What you need to do → Write each record again exactly as it stands.

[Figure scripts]

***

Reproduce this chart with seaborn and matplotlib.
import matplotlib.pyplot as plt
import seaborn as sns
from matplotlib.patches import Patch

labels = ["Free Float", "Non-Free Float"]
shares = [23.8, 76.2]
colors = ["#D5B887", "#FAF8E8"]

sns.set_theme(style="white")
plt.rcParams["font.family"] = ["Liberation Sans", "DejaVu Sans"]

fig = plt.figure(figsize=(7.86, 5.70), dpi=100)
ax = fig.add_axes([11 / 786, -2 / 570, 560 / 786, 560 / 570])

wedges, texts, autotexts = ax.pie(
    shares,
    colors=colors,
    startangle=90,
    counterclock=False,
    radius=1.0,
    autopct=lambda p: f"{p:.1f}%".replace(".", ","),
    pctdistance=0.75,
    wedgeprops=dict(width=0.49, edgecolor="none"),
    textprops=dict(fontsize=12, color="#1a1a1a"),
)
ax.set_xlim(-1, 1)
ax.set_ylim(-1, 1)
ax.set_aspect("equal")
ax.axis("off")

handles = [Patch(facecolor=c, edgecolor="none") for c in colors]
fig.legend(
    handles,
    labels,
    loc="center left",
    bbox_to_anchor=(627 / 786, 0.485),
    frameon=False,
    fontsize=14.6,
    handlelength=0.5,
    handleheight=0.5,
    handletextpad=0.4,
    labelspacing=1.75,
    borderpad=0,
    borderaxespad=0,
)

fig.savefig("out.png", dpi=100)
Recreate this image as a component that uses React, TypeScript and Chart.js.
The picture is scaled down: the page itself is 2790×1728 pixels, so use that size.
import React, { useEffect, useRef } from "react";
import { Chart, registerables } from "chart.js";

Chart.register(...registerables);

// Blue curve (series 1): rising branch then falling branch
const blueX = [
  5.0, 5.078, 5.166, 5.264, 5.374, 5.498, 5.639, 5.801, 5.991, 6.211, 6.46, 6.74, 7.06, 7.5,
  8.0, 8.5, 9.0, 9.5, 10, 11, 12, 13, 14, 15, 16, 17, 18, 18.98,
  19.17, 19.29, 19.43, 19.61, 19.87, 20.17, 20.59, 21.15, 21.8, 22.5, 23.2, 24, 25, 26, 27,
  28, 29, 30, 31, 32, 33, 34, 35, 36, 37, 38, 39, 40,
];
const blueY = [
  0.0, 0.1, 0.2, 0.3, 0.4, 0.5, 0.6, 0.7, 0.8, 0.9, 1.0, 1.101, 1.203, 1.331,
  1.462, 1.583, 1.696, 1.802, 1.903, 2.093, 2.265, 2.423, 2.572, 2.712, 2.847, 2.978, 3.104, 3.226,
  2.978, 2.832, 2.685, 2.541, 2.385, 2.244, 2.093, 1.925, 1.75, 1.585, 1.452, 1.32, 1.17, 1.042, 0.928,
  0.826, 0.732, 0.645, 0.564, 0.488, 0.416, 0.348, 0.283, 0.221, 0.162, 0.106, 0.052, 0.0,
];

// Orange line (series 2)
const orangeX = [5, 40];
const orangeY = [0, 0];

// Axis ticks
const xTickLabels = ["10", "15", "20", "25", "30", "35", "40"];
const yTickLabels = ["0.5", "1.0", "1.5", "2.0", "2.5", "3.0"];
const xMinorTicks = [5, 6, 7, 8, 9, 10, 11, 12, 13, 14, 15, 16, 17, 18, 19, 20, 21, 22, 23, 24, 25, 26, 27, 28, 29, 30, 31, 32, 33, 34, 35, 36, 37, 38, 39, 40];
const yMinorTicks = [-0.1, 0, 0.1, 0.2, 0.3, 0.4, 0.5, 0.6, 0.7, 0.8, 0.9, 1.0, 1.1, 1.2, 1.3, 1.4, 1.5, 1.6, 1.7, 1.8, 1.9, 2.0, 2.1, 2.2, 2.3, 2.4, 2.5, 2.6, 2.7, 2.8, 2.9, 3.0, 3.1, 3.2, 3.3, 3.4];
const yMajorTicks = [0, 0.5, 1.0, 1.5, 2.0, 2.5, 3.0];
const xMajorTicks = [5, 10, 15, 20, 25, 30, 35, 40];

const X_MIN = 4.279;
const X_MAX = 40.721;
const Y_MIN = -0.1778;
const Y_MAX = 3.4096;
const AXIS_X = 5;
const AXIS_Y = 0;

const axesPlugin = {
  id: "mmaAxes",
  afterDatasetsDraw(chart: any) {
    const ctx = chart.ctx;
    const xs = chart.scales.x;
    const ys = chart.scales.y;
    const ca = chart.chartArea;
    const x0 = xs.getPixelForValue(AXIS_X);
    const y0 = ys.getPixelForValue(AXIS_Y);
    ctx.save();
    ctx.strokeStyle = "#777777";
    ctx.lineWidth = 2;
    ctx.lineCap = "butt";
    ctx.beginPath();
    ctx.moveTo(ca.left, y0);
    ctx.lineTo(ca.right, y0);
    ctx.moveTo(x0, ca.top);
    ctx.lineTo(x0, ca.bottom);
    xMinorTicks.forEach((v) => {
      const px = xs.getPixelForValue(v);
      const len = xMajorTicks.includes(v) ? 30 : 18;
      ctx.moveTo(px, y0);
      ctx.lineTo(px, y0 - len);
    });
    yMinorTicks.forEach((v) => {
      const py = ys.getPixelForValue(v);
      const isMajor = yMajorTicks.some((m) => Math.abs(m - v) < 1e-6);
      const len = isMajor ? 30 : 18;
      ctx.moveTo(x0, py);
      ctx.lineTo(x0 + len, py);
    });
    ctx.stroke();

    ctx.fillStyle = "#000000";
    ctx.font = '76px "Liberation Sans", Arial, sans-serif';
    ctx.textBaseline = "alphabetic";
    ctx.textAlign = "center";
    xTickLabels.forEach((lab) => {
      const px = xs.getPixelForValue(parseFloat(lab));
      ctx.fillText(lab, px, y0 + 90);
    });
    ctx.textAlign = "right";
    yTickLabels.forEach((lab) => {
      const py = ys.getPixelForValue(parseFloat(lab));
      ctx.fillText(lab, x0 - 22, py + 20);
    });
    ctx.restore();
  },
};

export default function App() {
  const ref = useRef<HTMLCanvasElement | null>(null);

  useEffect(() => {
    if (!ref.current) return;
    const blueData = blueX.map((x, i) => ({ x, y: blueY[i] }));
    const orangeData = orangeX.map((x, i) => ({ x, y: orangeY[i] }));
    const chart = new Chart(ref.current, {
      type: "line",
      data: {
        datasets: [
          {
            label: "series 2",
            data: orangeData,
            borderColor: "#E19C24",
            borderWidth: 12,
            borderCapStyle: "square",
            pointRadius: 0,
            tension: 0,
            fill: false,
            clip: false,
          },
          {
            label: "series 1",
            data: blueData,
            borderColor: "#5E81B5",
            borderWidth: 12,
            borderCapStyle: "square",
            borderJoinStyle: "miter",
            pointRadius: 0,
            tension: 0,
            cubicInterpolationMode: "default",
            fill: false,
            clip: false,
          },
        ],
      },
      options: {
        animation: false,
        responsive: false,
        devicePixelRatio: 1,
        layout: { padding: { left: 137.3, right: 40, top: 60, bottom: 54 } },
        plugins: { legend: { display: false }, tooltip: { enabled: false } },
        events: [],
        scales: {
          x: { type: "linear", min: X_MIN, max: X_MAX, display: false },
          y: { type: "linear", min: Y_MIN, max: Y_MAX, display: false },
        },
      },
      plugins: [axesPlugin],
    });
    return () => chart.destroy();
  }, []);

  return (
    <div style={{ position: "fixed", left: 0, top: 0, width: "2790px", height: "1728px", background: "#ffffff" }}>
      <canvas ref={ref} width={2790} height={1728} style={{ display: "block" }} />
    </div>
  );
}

***

Result of this task →
Reproduce this chart with seaborn and matplotlib.
import matplotlib.pyplot as plt
import seaborn as sns
from matplotlib.patches import Patch

labels = ["Free Float", "Non-Free Float"]
shares = [23.8, 76.2]
colors = ["#D5B887", "#FAF8E8"]

sns.set_theme(style="white")
plt.rcParams["font.family"] = ["Liberation Sans", "DejaVu Sans"]

fig = plt.figure(figsize=(7.86, 5.70), dpi=100)
ax = fig.add_axes([11 / 786, -2 / 570, 560 / 786, 560 / 570])

wedges, texts, autotexts = ax.pie(
    shares,
    colors=colors,
    startangle=90,
    counterclock=False,
    radius=1.0,
    autopct=lambda p: f"{p:.1f}%".replace(".", ","),
    pctdistance=0.75,
    wedgeprops=dict(width=0.49, edgecolor="none"),
    textprops=dict(fontsize=12, color="#1a1a1a"),
)
ax.set_xlim(-1, 1)
ax.set_ylim(-1, 1)
ax.set_aspect("equal")
ax.axis("off")

handles = [Patch(facecolor=c, edgecolor="none") for c in colors]
fig.legend(
    handles,
    labels,
    loc="center left",
    bbox_to_anchor=(627 / 786, 0.485),
    frameon=False,
    fontsize=14.6,
    handlelength=0.5,
    handleheight=0.5,
    handletextpad=0.4,
    labelspacing=1.75,
    borderpad=0,
    borderaxespad=0,
)

fig.savefig("out.png", dpi=100)
Recreate this image as a component that uses React, TypeScript and Chart.js.
The picture is scaled down: the page itself is 2790×1728 pixels, so use that size.
import React, { useEffect, useRef } from "react";
import { Chart, registerables } from "chart.js";

Chart.register(...registerables);

// Blue curve (series 1): rising branch then falling branch
const blueX = [
  5.0, 5.078, 5.166, 5.264, 5.374, 5.498, 5.639, 5.801, 5.991, 6.211, 6.46, 6.74, 7.06, 7.5,
  8.0, 8.5, 9.0, 9.5, 10, 11, 12, 13, 14, 15, 16, 17, 18, 18.98,
  19.17, 19.29, 19.43, 19.61, 19.87, 20.17, 20.59, 21.15, 21.8, 22.5, 23.2, 24, 25, 26, 27,
  28, 29, 30, 31, 32, 33, 34, 35, 36, 37, 38, 39, 40,
];
const blueY = [
  0.0, 0.1, 0.2, 0.3, 0.4, 0.5, 0.6, 0.7, 0.8, 0.9, 1.0, 1.101, 1.203, 1.331,
  1.462, 1.583, 1.696, 1.802, 1.903, 2.093, 2.265, 2.423, 2.572, 2.712, 2.847, 2.978, 3.104, 3.226,
  2.978, 2.832, 2.685, 2.541, 2.385, 2.244, 2.093, 1.925, 1.75, 1.585, 1.452, 1.32, 1.17, 1.042, 0.928,
  0.826, 0.732, 0.645, 0.564, 0.488, 0.416, 0.348, 0.283, 0.221, 0.162, 0.106, 0.052, 0.0,
];

// Orange line (series 2)
const orangeX = [5, 40];
const orangeY = [0, 0];

// Axis ticks
const xTickLabels = ["10", "15", "20", "25", "30", "35", "40"];
const yTickLabels = ["0.5", "1.0", "1.5", "2.0", "2.5", "3.0"];
const xMinorTicks = [5, 6, 7, 8, 9, 10, 11, 12, 13, 14, 15, 16, 17, 18, 19, 20, 21, 22, 23, 24, 25, 26, 27, 28, 29, 30, 31, 32, 33, 34, 35, 36, 37, 38, 39, 40];
const yMinorTicks = [-0.1, 0, 0.1, 0.2, 0.3, 0.4, 0.5, 0.6, 0.7, 0.8, 0.9, 1.0, 1.1, 1.2, 1.3, 1.4, 1.5, 1.6, 1.7, 1.8, 1.9, 2.0, 2.1, 2.2, 2.3, 2.4, 2.5, 2.6, 2.7, 2.8, 2.9, 3.0, 3.1, 3.2, 3.3, 3.4];
const yMajorTicks = [0, 0.5, 1.0, 1.5, 2.0, 2.5, 3.0];
const xMajorTicks = [5, 10, 15, 20, 25, 30, 35, 40];

const X_MIN = 4.279;
const X_MAX = 40.721;
const Y_MIN = -0.1778;
const Y_MAX = 3.4096;
const AXIS_X = 5;
const AXIS_Y = 0;

const axesPlugin = {
  id: "mmaAxes",
  afterDatasetsDraw(chart: any) {
    const ctx = chart.ctx;
    const xs = chart.scales.x;
    const ys = chart.scales.y;
    const ca = chart.chartArea;
    const x0 = xs.getPixelForValue(AXIS_X);
    const y0 = ys.getPixelForValue(AXIS_Y);
    ctx.save();
    ctx.strokeStyle = "#777777";
    ctx.lineWidth = 2;
    ctx.lineCap = "butt";
    ctx.beginPath();
    ctx.moveTo(ca.left, y0);
    ctx.lineTo(ca.right, y0);
    ctx.moveTo(x0, ca.top);
    ctx.lineTo(x0, ca.bottom);
    xMinorTicks.forEach((v) => {
      const px = xs.getPixelForValue(v);
      const len = xMajorTicks.includes(v) ? 30 : 18;
      ctx.moveTo(px, y0);
      ctx.lineTo(px, y0 - len);
    });
    yMinorTicks.forEach((v) => {
      const py = ys.getPixelForValue(v);
      const isMajor = yMajorTicks.some((m) => Math.abs(m - v) < 1e-6);
      const len = isMajor ? 30 : 18;
      ctx.moveTo(x0, py);
      ctx.lineTo(x0 + len, py);
    });
    ctx.stroke();

    ctx.fillStyle = "#000000";
    ctx.font = '76px "Liberation Sans", Arial, sans-serif';
    ctx.textBaseline = "alphabetic";
    ctx.textAlign = "center";
    xTickLabels.forEach((lab) => {
      const px = xs.getPixelForValue(parseFloat(lab));
      ctx.fillText(lab, px, y0 + 90);
    });
    ctx.textAlign = "right";
    yTickLabels.forEach((lab) => {
      const py = ys.getPixelForValue(parseFloat(lab));
      ctx.fillText(lab, x0 - 22, py + 20);
    });
    ctx.restore();
  },
};

export default function App() {
  const ref = useRef<HTMLCanvasElement | null>(null);

  useEffect(() => {
    if (!ref.current) return;
    const blueData = blueX.map((x, i) => ({ x, y: blueY[i] }));
    const orangeData = orangeX.map((x, i) => ({ x, y: orangeY[i] }));
    const chart = new Chart(ref.current, {
      type: "line",
      data: {
        datasets: [
          {
            label: "series 2",
            data: orangeData,
            borderColor: "#E19C24",
            borderWidth: 12,
            borderCapStyle: "square",
            pointRadius: 0,
            tension: 0,
            fill: false,
            clip: false,
          },
          {
            label: "series 1",
            data: blueData,
            borderColor: "#5E81B5",
            borderWidth: 12,
            borderCapStyle: "square",
            borderJoinStyle: "miter",
            pointRadius: 0,
            tension: 0,
            cubicInterpolationMode: "default",
            fill: false,
            clip: false,
          },
        ],
      },
      options: {
        animation: false,
        responsive: false,
        devicePixelRatio: 1,
        layout: { padding: { left: 137.3, right: 40, top: 60, bottom: 54 } },
        plugins: { legend: { display: false }, tooltip: { enabled: false } },
        events: [],
        scales: {
          x: { type: "linear", min: X_MIN, max: X_MAX, display: false },
          y: { type: "linear", min: Y_MIN, max: Y_MAX, display: false },
        },
      },
      plugins: [axesPlugin],
    });
    return () => chart.destroy();
  }, []);

  return (
    <div style={{ position: "fixed", left: 0, top: 0, width: "2790px", height: "1728px", background: "#ffffff" }}>
      <canvas ref={ref} width={2790} height={1728} style={{ display: "block" }} />
    </div>
  );
}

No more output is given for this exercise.